THE THIRD ONE

Once Sheikh Raunqi Ram, strolling around, reached a Government Public Park.

He sat down on a bench. A while has passed when a startling sight caught his eye.

Two men, each following the other, were working briskly, with the precision of a machine. Nothing unusual!  Perfectly normal! Then what was it that startled him? It was the job they were performing.  One person was digging small pits one after the other, and the one behind him was filling those pits with a matched speed.  They were working with remarkable coordination, though their respective actions were absolutely contradictory to each other.

Sheikh was nonplused. He could not quite digest what he saw.

Curious as he was, he approached them.

“Excuse me friends”, he said,” I am unable to understand why you are taking the trouble of digging these pits, if you have to fill them up right now? Why dig them at all?”

“We are government servants, sir, and constitute a team of three”, said the one digging the pits, as they stopped their work for a while just to answer his question.

“The duty of our team is to plant saplings,” he continued. “Our respective duties are fixed. I dig the pits, and he fills the pit back” he said, pointing towards his fellow worker. “The third one, who is absent today, plants the saplings before the pit is filled. Today the third one, who plants the saplings, is on leave. But sincere as we are, we cannot stop our work. Can we? Therefore, both of us are doing our allotted jobs honestly. I am digging the pits and he is filling them.” Saying this, both of them resumed their work with the same vigor.

Shaken, the Sheikh sat down on his bench, his hand on his forehead, and his mind invaded by thoughtful concerns.

Isn’t it that day in and day out we board and alight from a strange train! A train which never moves! A train whose engine never starts, because its driver is always absent. With great regularity we go through the mundane routine of travel -the suffocation of compartments, the crowds of stations et al. – except that we never reach anywhere. We always remain where we were. We never move. We never improve. We never change.

Who is the gardener who has to plant the saplings in the pits of our heart? Who is the driver, usually absent, who has to drive the train of our mana (mind) on the rails of truth?

We often attend a satsanga and come back, unaffected, unchanged, as we were. We use a satsang, only to satiate our ego. “See I attend satsangs” we brag about ourselves. Nothing changes, except that in the garb of satsang we just pander to the dictates of our egoistic weak will and inflate our already swollen ego.

We raise huge structures, in the name of religion, or service. However, ‘he’ is ever absent. ‘He’ the gardener — who can plant and nurture, in these lifeless structures,  the saplings of love, compassion, selflessness and atma-prem is ever absent. That Brahm Sant is ever absent.

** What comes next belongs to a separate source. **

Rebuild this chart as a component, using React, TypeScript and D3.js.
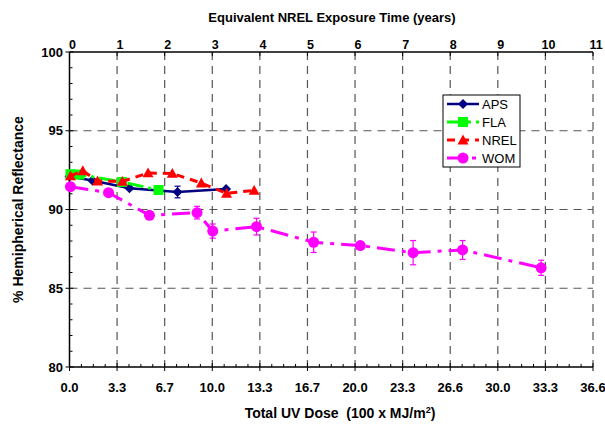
import React from "react";
import * as d3 from "d3";

const yearTicks = [0, 1, 2, 3, 4, 5, 6, 7, 8, 9, 10, 11];
const doseLabels = ["0.0", "3.3", "6.7", "10.0", "13.3", "16.7", "20.0", "23.3", "26.6", "30.0", "33.3", "36.6"];
const yTicks = [80, 85, 90, 95, 100];

const apsX = [0.0, 0.48, 1.26, 2.27, 3.29];
const apsY = [92.1, 91.84, 91.35, 91.11, 91.3];
const apsErr = [0, 0, 0, 0.37, 0];

const flaX = [0.02, 0.21, 1.1, 1.87];
const flaY = [92.24, 92.22, 91.75, 91.24];

const nrelX = [0.02, 0.28, 0.59, 1.11, 1.65, 2.16, 2.77, 3.3, 3.88];
const nrelY = [92.13, 92.46, 91.81, 91.78, 92.32, 92.29, 91.68, 91.03, 91.21];

const womX = [0.02, 0.82, 1.68, 2.68, 3.01, 3.93, 5.13, 6.11, 7.22, 8.26, 9.91];
const womY = [91.45, 91.07, 89.63, 89.8, 88.63, 88.91, 87.92, 87.71, 87.26, 87.43, 86.3];
const womErr = [0, 0, 0.2, 0.4, 0.45, 0.53, 0.65, 0.15, 0.77, 0.6, 0.48];

const seriesNames = ["APS", "FLA", "NREL", "WOM"];

const W = 605, H = 425;
const L = 69.5, R = 593, T = 52, B = 367;

export default function App() {
  const x = d3.scaleLinear().domain([0, 11]).range([L, R]);
  const y = d3.scaleLinear().domain([80, 100]).range([B, T]);
  const line = d3.line<[number, number]>().x(d => x(d[0])).y(d => y(d[1]));

  const aps = apsX.map((v, i) => [v, apsY[i]] as [number, number]);
  const fla = flaX.map((v, i) => [v, flaY[i]] as [number, number]);
  const nrel = nrelX.map((v, i) => [v, nrelY[i]] as [number, number]);
  const wom = womX.map((v, i) => [v, womY[i]] as [number, number]);

  const minorX: number[] = [];
  for (let i = 0; i < 11; i++) for (let k = 1; k < 4; k++) minorX.push(i + k / 4);
  const minorY: number[] = [];
  for (let v = 81; v < 100; v++) if (v % 5 !== 0) minorY.push(v);

  const font = "Arial, 'Liberation Sans', sans-serif";

  const diamond = (cx: number, cy: number, s: number) =>
    `M${cx},${cy - s}L${cx + s},${cy}L${cx},${cy + s}L${cx - s},${cy}Z`;
  const tri = (cx: number, cy: number, s: number) =>
    `M${cx},${cy - s}L${cx + s},${cy + s * 0.8}L${cx - s},${cy + s * 0.8}Z`;

  const errBar = (px: number, py: number, e: number, color: string, key: string) => {
    if (!e) return null;
    const y1 = y(py + e), y2 = y(py - e);
    return (
      <g key={key} stroke={color} strokeWidth={1.2}>
        <line x1={px} x2={px} y1={y1} y2={y2} />
        <line x1={px - 3} x2={px + 3} y1={y1} y2={y1} />
        <line x1={px - 3} x2={px + 3} y1={y2} y2={y2} />
      </g>
    );
  };

  const legendX = 443, legendY = 95;
  const legendRows = [104, 122, 140, 158];

  return (
    <svg width={W} height={H} style={{ position: "absolute", left: 0, top: 0, background: "#fff" }} fontFamily={font}>
      <rect x={0} y={0} width={W} height={H} fill="#fff" />
      {/* gridlines */}
      {yearTicks.filter(t => t > 0).map(t => (
        <line key={"gx" + t} x1={x(t)} x2={x(t)} y1={T} y2={B} stroke="#555" strokeWidth={1.2} strokeDasharray="8,6" />
      ))}
      {[85, 90, 95].map(v => (
        <line key={"gy" + v} x1={L} x2={R} y1={y(v)} y2={y(v)} stroke="#555" strokeWidth={1.2} strokeDasharray="8,6" />
      ))}
      {/* axes */}
      <line x1={L} x2={L} y1={T} y2={B} stroke="#000" strokeWidth={1.5} />
      <line x1={L} x2={R} y1={B} y2={B} stroke="#000" strokeWidth={1.5} />
      <line x1={L} x2={R} y1={T} y2={T} stroke="#000" strokeWidth={1.5} />
      {yearTicks.map(t => (
        <g key={"bt" + t}>
          <line x1={x(t)} x2={x(t)} y1={B - 4} y2={B + 4} stroke="#000" strokeWidth={1} />
          <line x1={x(t)} x2={x(t)} y1={T} y2={T + 4} stroke="#000" strokeWidth={1} />
        </g>
      ))}
      {minorX.map((t, i) => (
        <line key={"mx" + i} x1={x(t)} x2={x(t)} y1={B - 3} y2={B} stroke="#000" strokeWidth={1} />
      ))}
      {yTicks.map(v => (
        <line key={"yt" + v} x1={L - 4} x2={L + 4} y1={y(v)} y2={y(v)} stroke="#000" strokeWidth={1} />
      ))}
      {minorY.map(v => (
        <line key={"my" + v} x1={L} x2={L + 3} y1={y(v)} y2={y(v)} stroke="#000" strokeWidth={1} />
      ))}
      {/* tick labels */}
      {yearTicks.map((t, i) => (
        <text key={"bl" + t} x={x(t)} y={392} textAnchor="middle" fontSize={13} fontWeight="bold">{doseLabels[i]}</text>
      ))}
      {yearTicks.map(t => (
        <text key={"tl" + t} x={x(t) + 3} y={49} textAnchor="middle" fontSize={12.5} fontWeight="bold">{t}</text>
      ))}
      {yTicks.map(v => (
        <text key={"yl" + v} x={63} y={y(v) + 4.5} textAnchor="end" fontSize={13} fontWeight="bold">{v}</text>
      ))}
      {/* titles */}
      <text x={332} y={22} textAnchor="middle" fontSize={13} fontWeight="bold">Equivalent NREL Exposure Time (years)</text>
      <text x={340} y={418} textAnchor="middle" fontSize={14} fontWeight="bold" style={{ whiteSpace: "pre" }}>
        {"Total UV Dose  (100 x MJ/m"}<tspan dy={-5} fontSize={9}>2</tspan><tspan dy={5}>)</tspan>
      </text>
      <text transform={`translate(23,${(T + B) / 2}) rotate(-90)`} textAnchor="middle" fontSize={14} fontWeight="bold">% Hemipherical Reflectance</text>

      {/* APS */}
      <path d={line(aps) || ""} fill="none" stroke="#000080" strokeWidth={2.5} />
      {aps.map((d, i) => errBar(x(d[0]), d[1], apsErr[i], "#000080", "ae" + i))}
      {aps.map((d, i) => <path key={"ap" + i} d={diamond(x(d[0]), y(d[1]), 5)} fill="#000080" />)}

      {/* FLA */}
      <path d={line(fla) || ""} fill="none" stroke="#00FF00" strokeWidth={3} strokeDasharray="16,5,3,5" />
      {fla.map((d, i) => <rect key={"fp" + i} x={x(d[0]) - 5} y={y(d[1]) - 5} width={10} height={10} fill="#00FF00" />)}

      {/* NREL */}
      <path d={line(nrel) || ""} fill="none" stroke="#FF0000" strokeWidth={3} strokeDasharray="8,6" />
      {nrel.map((d, i) => <path key={"np" + i} d={tri(x(d[0]), y(d[1]), 5.5)} fill="#FF0000" />)}

      {/* WOM */}
      <path d={line(wom) || ""} fill="none" stroke="#FF00FF" strokeWidth={3} strokeDasharray="18,7,4,7" />
      {wom.map((d, i) => errBar(x(d[0]), d[1], womErr[i], "#FF00FF", "we" + i))}
      {wom.map((d, i) => <circle key={"wp" + i} cx={x(d[0])} cy={y(d[1])} r={5.5} fill="#FF00FF" />)}

      {/* legend */}
      <rect x={legendX} y={legendY} width={77} height={72} fill="#fff" stroke="#000" strokeWidth={1} />
      {seriesNames.map((n, i) => {
        const ly = legendRows[i];
        const lx1 = legendX + 4, lx2 = legendX + 36, mx = legendX + 20;
        let sample: React.ReactNode = null;
        if (n === "APS") sample = (<g><line x1={lx1} x2={lx2} y1={ly} y2={ly} stroke="#000080" strokeWidth={2.5} /><path d={diamond(mx, ly, 5)} fill="#000080" /></g>);
        if (n === "FLA") sample = (<g><line x1={lx1} x2={lx2} y1={ly} y2={ly} stroke="#00FF00" strokeWidth={3} strokeDasharray="16,5,3,5" /><rect x={mx - 5} y={ly - 5} width={10} height={10} fill="#00FF00" /></g>);
        if (n === "NREL") sample = (<g><line x1={lx1} x2={lx2} y1={ly} y2={ly} stroke="#FF0000" strokeWidth={3} strokeDasharray="8,6" /><path d={tri(mx, ly, 5.5)} fill="#FF0000" /></g>);
        if (n === "WOM") sample = (<g><line x1={lx1} x2={lx2} y1={ly} y2={ly} stroke="#FF00FF" strokeWidth={3} strokeDasharray="18,7,4,7" /><circle cx={mx} cy={ly} r={5.5} fill="#FF00FF" /></g>);
        return (
          <g key={"lg" + n}>
            {sample}
            <text x={legendX + 39} y={ly + 4.5} fontSize={13}>{n}</text>
          </g>
        );
      })}
    </svg>
  );
}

The so called “Heads” of such lifeless institutions, may satiate their egos, in the name of selfless service, but are reluctant to let a truly selfless “sevak” step in their empire.

Sheikh is a worried man.

Things cannot move without the “third one”! Who is this “third one”!  Where do we get him from!

Sheikh’s worry swirled in his head. He felt a flash within, his whole body trembled, and with cat-like agility he jumped off the bench. He dashed towards the two men working in the park and stood between the two.

With open arms, he cried “I will be the third one!! I am the third one!! I will plant the saplings.” “I will drive the train!”

In fact, nothing can change us, if we are not willing to change! No task can be fulfilled, until we take the onus on us!

Who is the “third one”? Sheikh Raunqi Ram is the third one. I am the third one. You are the “third one”. Let each of us be the “third one”. Let all of us become alive to ourselves.